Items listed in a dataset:

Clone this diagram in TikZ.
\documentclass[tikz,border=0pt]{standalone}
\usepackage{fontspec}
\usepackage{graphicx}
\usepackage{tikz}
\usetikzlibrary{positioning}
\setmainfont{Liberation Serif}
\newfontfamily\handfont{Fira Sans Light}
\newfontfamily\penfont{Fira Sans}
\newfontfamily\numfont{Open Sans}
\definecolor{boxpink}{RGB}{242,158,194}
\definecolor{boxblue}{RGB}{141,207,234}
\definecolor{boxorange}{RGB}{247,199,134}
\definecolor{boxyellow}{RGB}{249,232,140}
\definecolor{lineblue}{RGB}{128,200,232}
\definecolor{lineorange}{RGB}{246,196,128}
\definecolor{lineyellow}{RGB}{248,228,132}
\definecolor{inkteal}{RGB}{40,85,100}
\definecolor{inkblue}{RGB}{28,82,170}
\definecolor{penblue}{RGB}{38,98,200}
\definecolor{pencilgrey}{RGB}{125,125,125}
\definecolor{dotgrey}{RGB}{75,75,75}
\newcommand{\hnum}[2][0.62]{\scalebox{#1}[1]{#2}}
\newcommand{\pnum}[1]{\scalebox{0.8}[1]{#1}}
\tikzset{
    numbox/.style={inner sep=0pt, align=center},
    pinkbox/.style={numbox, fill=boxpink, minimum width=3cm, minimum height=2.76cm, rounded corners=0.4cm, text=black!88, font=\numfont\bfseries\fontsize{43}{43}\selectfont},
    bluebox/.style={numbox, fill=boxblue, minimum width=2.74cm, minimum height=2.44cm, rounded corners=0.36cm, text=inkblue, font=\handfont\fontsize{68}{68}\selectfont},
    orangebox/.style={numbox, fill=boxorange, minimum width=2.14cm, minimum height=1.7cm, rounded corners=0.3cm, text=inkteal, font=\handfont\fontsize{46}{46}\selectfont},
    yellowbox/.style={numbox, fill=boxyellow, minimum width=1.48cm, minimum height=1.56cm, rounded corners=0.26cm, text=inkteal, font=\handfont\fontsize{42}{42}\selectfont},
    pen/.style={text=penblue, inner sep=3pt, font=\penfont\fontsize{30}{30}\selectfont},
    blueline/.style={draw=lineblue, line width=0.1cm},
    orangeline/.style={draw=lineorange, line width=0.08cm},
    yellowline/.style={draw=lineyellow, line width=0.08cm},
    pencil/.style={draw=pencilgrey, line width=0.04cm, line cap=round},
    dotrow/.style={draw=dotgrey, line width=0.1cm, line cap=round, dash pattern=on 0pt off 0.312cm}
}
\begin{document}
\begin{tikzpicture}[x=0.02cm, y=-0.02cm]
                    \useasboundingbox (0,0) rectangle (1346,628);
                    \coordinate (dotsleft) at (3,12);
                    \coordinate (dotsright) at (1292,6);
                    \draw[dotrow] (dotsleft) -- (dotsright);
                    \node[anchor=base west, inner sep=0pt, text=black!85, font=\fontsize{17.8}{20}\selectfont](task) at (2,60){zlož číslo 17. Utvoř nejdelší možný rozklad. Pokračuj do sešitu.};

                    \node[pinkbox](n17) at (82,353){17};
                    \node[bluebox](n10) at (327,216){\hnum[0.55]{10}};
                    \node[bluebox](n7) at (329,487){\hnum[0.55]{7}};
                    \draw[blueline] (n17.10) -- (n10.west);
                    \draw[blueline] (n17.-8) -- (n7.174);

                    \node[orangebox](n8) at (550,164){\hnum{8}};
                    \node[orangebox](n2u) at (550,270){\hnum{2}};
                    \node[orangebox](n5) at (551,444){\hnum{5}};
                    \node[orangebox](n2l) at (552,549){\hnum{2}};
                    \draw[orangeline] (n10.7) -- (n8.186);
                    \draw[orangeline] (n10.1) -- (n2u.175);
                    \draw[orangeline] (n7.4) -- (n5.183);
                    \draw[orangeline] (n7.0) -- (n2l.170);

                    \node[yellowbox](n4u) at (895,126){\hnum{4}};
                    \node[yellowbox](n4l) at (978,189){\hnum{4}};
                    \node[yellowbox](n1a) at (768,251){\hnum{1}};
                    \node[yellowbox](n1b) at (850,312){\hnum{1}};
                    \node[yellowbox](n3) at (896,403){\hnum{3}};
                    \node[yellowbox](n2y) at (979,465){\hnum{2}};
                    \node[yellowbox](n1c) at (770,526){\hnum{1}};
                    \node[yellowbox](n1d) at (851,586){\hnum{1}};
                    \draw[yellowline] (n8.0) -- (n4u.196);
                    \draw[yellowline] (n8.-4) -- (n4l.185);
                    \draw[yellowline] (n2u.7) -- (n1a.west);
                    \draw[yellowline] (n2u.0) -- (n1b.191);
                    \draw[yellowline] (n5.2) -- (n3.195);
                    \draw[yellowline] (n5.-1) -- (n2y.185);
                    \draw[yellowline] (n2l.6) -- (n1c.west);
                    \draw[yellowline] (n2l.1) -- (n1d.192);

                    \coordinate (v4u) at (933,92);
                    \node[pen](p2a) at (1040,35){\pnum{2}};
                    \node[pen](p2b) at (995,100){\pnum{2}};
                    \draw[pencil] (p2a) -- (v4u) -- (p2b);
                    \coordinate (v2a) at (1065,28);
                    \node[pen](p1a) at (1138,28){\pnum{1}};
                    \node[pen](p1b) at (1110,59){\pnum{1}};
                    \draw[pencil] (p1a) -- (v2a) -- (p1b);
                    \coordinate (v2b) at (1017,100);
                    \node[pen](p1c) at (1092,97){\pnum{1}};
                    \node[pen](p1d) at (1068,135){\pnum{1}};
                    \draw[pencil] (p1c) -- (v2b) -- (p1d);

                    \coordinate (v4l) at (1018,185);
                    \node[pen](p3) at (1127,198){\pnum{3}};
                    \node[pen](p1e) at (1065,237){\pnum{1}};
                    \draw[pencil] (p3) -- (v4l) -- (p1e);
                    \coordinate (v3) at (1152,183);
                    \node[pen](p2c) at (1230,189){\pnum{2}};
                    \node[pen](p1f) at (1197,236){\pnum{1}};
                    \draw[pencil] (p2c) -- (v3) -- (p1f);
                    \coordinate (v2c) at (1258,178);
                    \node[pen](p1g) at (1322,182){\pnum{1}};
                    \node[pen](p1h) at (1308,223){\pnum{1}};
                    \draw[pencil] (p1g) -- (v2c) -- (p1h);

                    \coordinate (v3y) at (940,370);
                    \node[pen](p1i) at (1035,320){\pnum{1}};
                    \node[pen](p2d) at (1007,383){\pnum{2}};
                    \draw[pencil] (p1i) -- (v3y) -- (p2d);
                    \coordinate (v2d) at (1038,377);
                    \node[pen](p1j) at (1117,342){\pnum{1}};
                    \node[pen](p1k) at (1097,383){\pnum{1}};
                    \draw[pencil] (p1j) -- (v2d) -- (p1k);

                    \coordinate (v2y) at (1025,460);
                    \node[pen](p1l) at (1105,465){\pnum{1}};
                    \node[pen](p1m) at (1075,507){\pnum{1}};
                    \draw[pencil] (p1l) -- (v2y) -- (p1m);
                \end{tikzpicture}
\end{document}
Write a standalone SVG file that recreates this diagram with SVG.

* _TASK INSTRUCTIONS_: Copy and report every line where the word "diagram" is present.

* _EXERCISE ANSWER_:
Clone this diagram in TikZ.
Write a standalone SVG file that recreates this diagram with SVG.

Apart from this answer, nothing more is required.